The Awakening of Malcolm X by Ilyasah Shabazz and Tiffany D. Jackson (e-book available on the Axis 360 app with your library card; YA Fiction): Ilyasah Shabazz, Malcolm X’s daughter, teams up with acclaimed YA author Tiffany D. Jackson to tell the story of the time that the American icon spent in prison for charges related to a series of burglaries. The Awakening of Malcolm X opens in a courtroom in 1946, where Malcolm and his friend Shorty are betrayed by Malcolm’s white girlfriend and sentenced to separate prisons. So begins a nightmare from which Malcolm cannot awaken. Amid the inhumane conditions and cruel treatment at the Charlestown State Prison, it isn’t long before Malcolm realizes how far he has strayed from the ideals his family raised him to hold. His family never abandons him, however, and as they visit him in dreams, through letters and in the flesh, they help him pick up the pieces of his life and lay the foundation for his future as a leader.
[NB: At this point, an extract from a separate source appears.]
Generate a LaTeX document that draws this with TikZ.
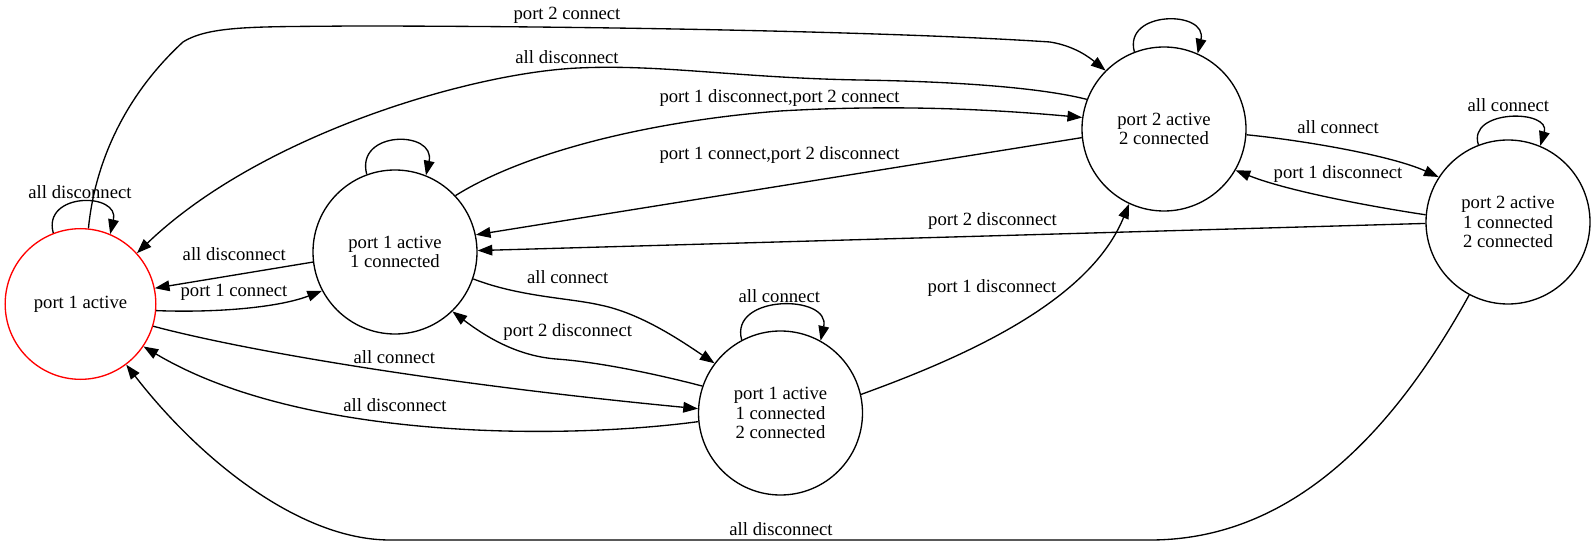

When Malcolm is transferred to a facility that provides opportunities for rehabilitation, he joins its successful debate team and the Nation of Islam. When he is finally released, though his mind is still full of questions, he is armed with the confidence and self-awareness he will need to make a difference for his people. Shabazz and Jackson’s retelling of the experiences that transformed Malcolm at one of the lowest points in his life makes for a powerful read. As he dwells on his upbringing, readers will see significant connections between the foundation Malcolm’s parents laid for him in the Garveyism movement, which advocated for racial separation, Black economic independence and Pan-Africanism, and the self-love Malcolm eventually finds in the Nation of Islam, which is presented as a sort of homecoming. Shabazz and Jackson don’t sugarcoat the ugly side of American society in this moment in history, and mesmerizing scenes in which the personal meets the political infuse the story with the fire and passion for which Malcolm X is so well known. The Awakening of Malcolm X is a welcome invitation to consider the light that Malcolm X shone on society’s injustices and what it continues to reveal today.